_WHAT NEEDS TO BE DONE_.
Filter for the word "this" and keep each matching line.

_EXERCISE MATERIAL_.
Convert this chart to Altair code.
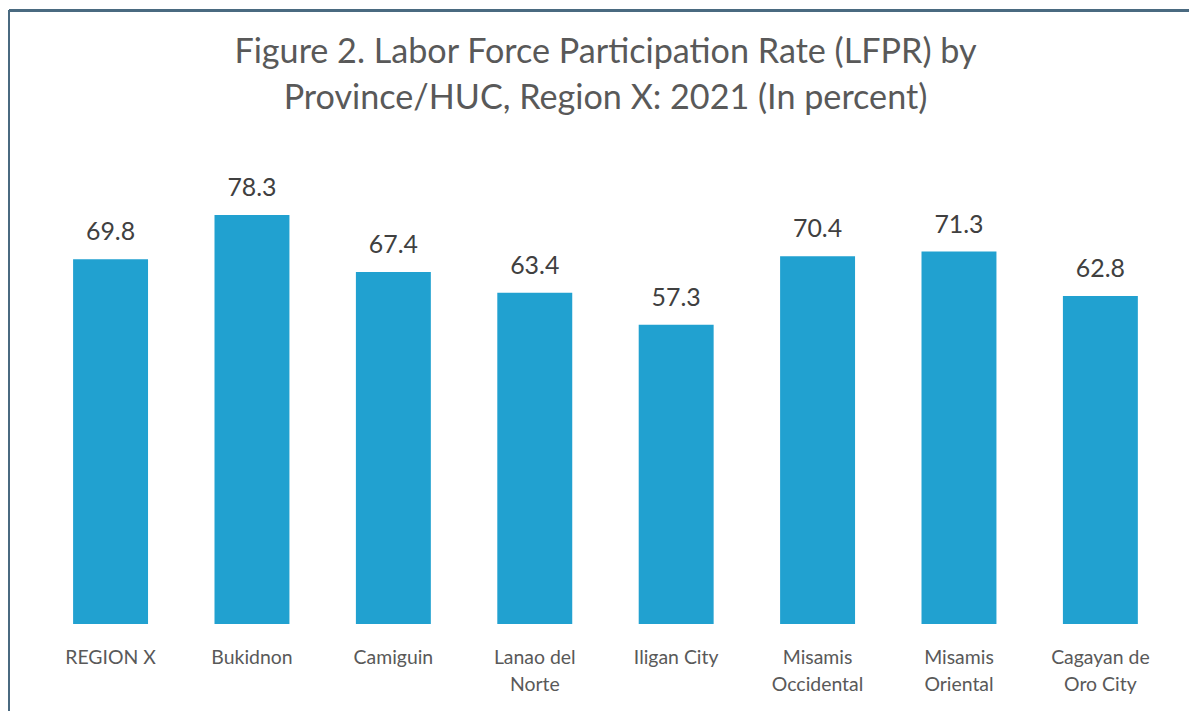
import altair as alt
import pandas as pd

categories = ["REGION X", "Bukidnon", "Camiguin", "Lanao del|Norte", "Iligan City",
              "Misamis|Occidental", "Misamis|Oriental", "Cagayan de|Oro City"]
values = [69.8, 78.3, 67.4, 63.4, 57.3, 70.4, 71.3, 62.8]

df = pd.DataFrame({"cat": categories, "val": values})
df["lab"] = df["val"].map(lambda v: f"{v:.1f}")

FONT = "Lato"

base = alt.Chart(df).encode(
    x=alt.X("cat:N", sort=categories, title=None,
            scale=alt.Scale(paddingInner=0.47, paddingOuter=0.235),
            axis=alt.Axis(labelAngle=0, ticks=False, domain=False, labelPadding=25,
                          labelExpr="split(datum.label, '|')", labelFontSize=19.5,
                          labelLineHeight=27, labelColor="#595959", labelFont=FONT,
                          labelBaseline="top")),
    y=alt.Y("val:Q", title=None, scale=alt.Scale(domain=[0, 90]), axis=None),
)

bars = base.mark_bar(color="#21a1d0")
text = base.mark_text(dy=-14, baseline="bottom", fontSize=25, color="#404040", font=FONT).encode(
    text="lab:N")

frame_left = alt.Chart(df).mark_rule(color="#4a6a80", strokeWidth=2).encode(
    x=alt.value(-31), y=alt.value(-144), y2=alt.value(560))
frame_top = alt.Chart(df).mark_rule(color="#4a6a80", strokeWidth=2).encode(
    x=alt.value(-31), x2=alt.value(1154), y=alt.value(-144))

chart = alt.layer(frame_left, frame_top, bars, text).properties(
    width=1136, height=472,
    padding={"left": 0, "top": 0, "right": 0, "bottom": 0},
    title=alt.Title(["Figure 2. Labor Force Participation Rate (LFPR) by",
                     "Province/HUC,  Region X: 2021 (In percent)"],
                    fontSize=34.3, font=FONT, fontWeight="normal", color="#595959",
                    lineHeight=46, anchor="middle", offset=-107),
).configure_view(stroke=None)

chart.save("out.html", embed_options={"renderer": "svg", "actions": False})
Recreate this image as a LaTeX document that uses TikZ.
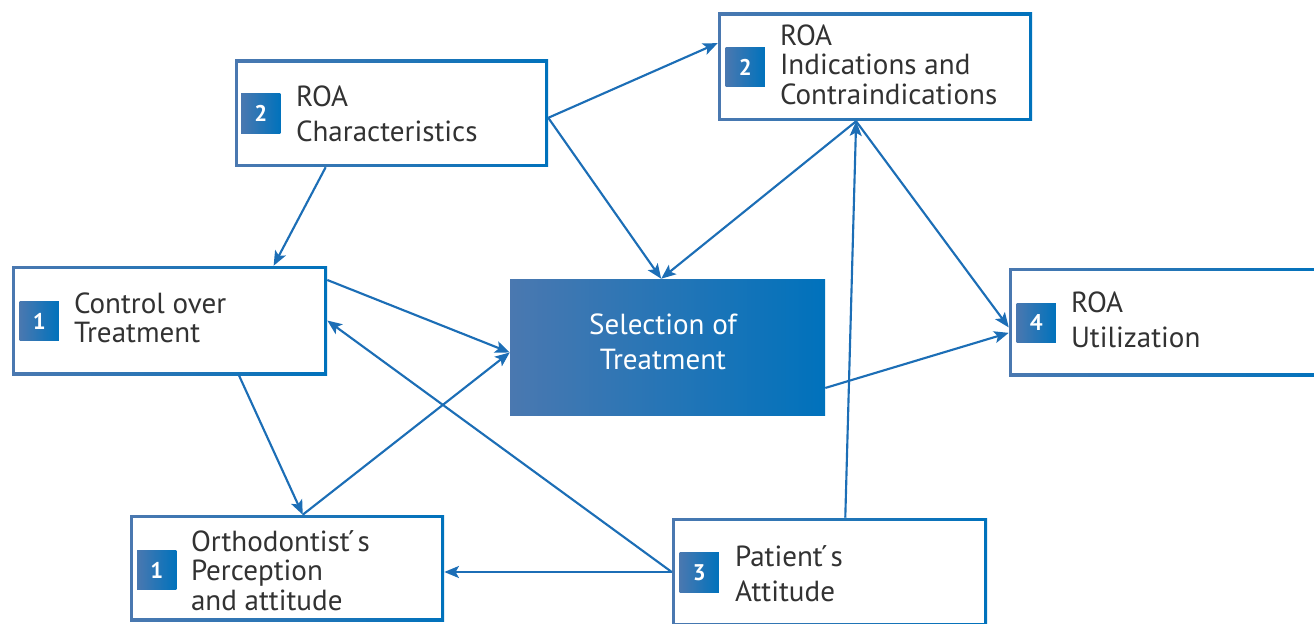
\documentclass[tikz,border=0pt]{standalone}
\usepackage{fontspec}
\setmainfont{PT Sans}
\usetikzlibrary{arrows.meta,calc}
\definecolor{cA}{RGB}{74,120,176}
\definecolor{cB}{RGB}{0,114,188}
\definecolor{lc}{RGB}{28,110,182}
\definecolor{tc}{RGB}{50,50,50}
\newcommand\txtlines[3]{{\fontsize{21.8}{#1}\selectfont\begin{tabular}[t]{@{}#2@{}}#3\end{tabular}}}
\tikzset{
  box/.style={rectangle, inner sep=0pt, left color=cA, right color=cB,
    path picture={\fill[white] ([shift={(2.3pt,-2.3pt)}]path picture bounding box.north west) rectangle ([shift={(-2.3pt,2.3pt)}]path picture bounding box.south east);}},
  selbox/.style={rectangle, inner sep=0pt, left color=cA, right color=cB},
  badge/.style={rectangle, inner sep=0pt, minimum size=29.6pt, left color=cA, right color=cB,
    text=white, font=\fontsize{17}{17}\selectfont\bfseries},
  txt/.style={inner sep=0pt, text=tc, anchor=base west},
  conn/.style={draw=lc, line width=1.6pt, -{Stealth[length=11pt,width=9pt,inset=2.5pt]}}
}
\begin{document}
\begin{tikzpicture}[x=0.75pt,y=-0.75pt]
\useasboundingbox (0,0) rectangle (1314,624);
\clip (0,0) rectangle (1314,624);
% boxes
\node[box, minimum width=234.75pt, minimum height=80.25pt] (A) at (391.5,113.5) {};
\node[box, minimum width=235.5pt, minimum height=81pt] (B) at (875,67) {};
\node[box, minimum width=236.25pt, minimum height=81.75pt] (C) at (169.5,320.5) {};
\node[selbox, minimum width=236.25pt, minimum height=102pt] (S) at (667.5,347) {};
\node[box, minimum width=236.25pt, minimum height=81pt] (D) at (1166.5,322) {};
\node[box, minimum width=235.5pt, minimum height=79.5pt] (E) at (287,568) {};
\node[box, minimum width=236.25pt, minimum height=81pt] (F) at (829.5,572) {};
% badges
\node[badge] (nA) at ($(A.west)+(26,0)$) {2};
\node[badge] (nB) at ($(B.west)+(27.5,0)$) {2};
\node[badge] (nC) at ($(C.west)+(27.5,0.5)$) {1};
\node[badge] (nD) at ($(D.west)+(27.5,1)$) {4};
\node[badge] (nE) at ($(E.west)+(27,2)$) {1};
\node[badge] (nF) at ($(F.west)+(27.5,0.5)$) {3};
% texts
\node[txt] (tA) at ($(A.north west)+(61,46.7)$) {\txtlines{26.25pt}{l}{ROA\\Characteristics}};
\node[txt] (tB) at ($(B.north west)+(62,32.7)$) {\txtlines{21.9pt}{l}{ROA\\Indications and\\Contraindications}};
\node[txt] (tC) at ($(C.north west)+(62,48)$) {\txtlines{21.9pt}{l}{Control over\\Treatment}};
\node[txt] (tD) at ($(D.north west)+(62,44.7)$) {\txtlines{26.25pt}{l}{ROA\\Utilization}};
\node[txt] (tE) at ($(E.north west)+(61,36.7)$) {\txtlines{21.9pt}{l}{Orthodontist\'{}s\\Perception\\and attitude}};
\node[txt] (tF) at ($(F.north west)+(63,48.7)$) {\txtlines{26.25pt}{l}{Patient\'{}s\\Attitude}};
\node[inner sep=0pt, text=white, anchor=base] (tS) at ($(S.north)+(-4.5,56)$) {\txtlines{26.25pt}{c}{Selection of\\Treatment}};
% connection points
\coordinate (aR) at ($(A.north east)!0.54!(A.south east)$);
\coordinate (aB) at ($(A.south west)!0.29!(A.south east)$);
\coordinate (bL) at ($(B.north west)!0.28!(B.south west)$);
\coordinate (bB) at ($(B.south west)!0.44!(B.south east)$);
\coordinate (sT) at ($(S.north west)!0.48!(S.north east)$);
\coordinate (sL) at ($(S.north west)!0.54!(S.south west)$);
\coordinate (sR) at ($(S.north east)!0.8!(S.south east)$);
\coordinate (cT) at ($(C.north west)!0.83!(C.north east)$);
\coordinate (cR) at ($(C.north east)!0.13!(C.south east)$);
\coordinate (cB) at ($(C.south west)!0.72!(C.south east)$);
\coordinate (dL1) at ($(D.north west)!0.55!(D.south west)$);
\coordinate (dL2) at ($(D.north west)!0.6!(D.south west)$);
\coordinate (eT) at ($(E.north west)!0.55!(E.north east)$);
\coordinate (fT) at ($(F.north west)!0.55!(F.north east)$);
% connectors
\draw[conn] (aR) -- (bL);
\draw[conn] (aR) -- (sT);
\draw[conn] (bB) -- (sT);
\draw[conn] (bB) -- (dL1);
\draw[conn] (fT) -- (bB);
\draw[conn] (aB) -- (cT);
\draw[conn] (cR) -- (sL);
\draw[conn] (cB) -- (eT);
\draw[conn] (eT) -- (sL);
\draw[conn] (F.west) -- (C.east);
\draw[conn] (F.west) -- (F.west -| E.east);
\draw[conn] (sR) -- (dL2);
\end{tikzpicture}
\end{document}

_THE COMPLETED TASK_.
Convert this chart to Altair code.
Recreate this image as a LaTeX document that uses TikZ.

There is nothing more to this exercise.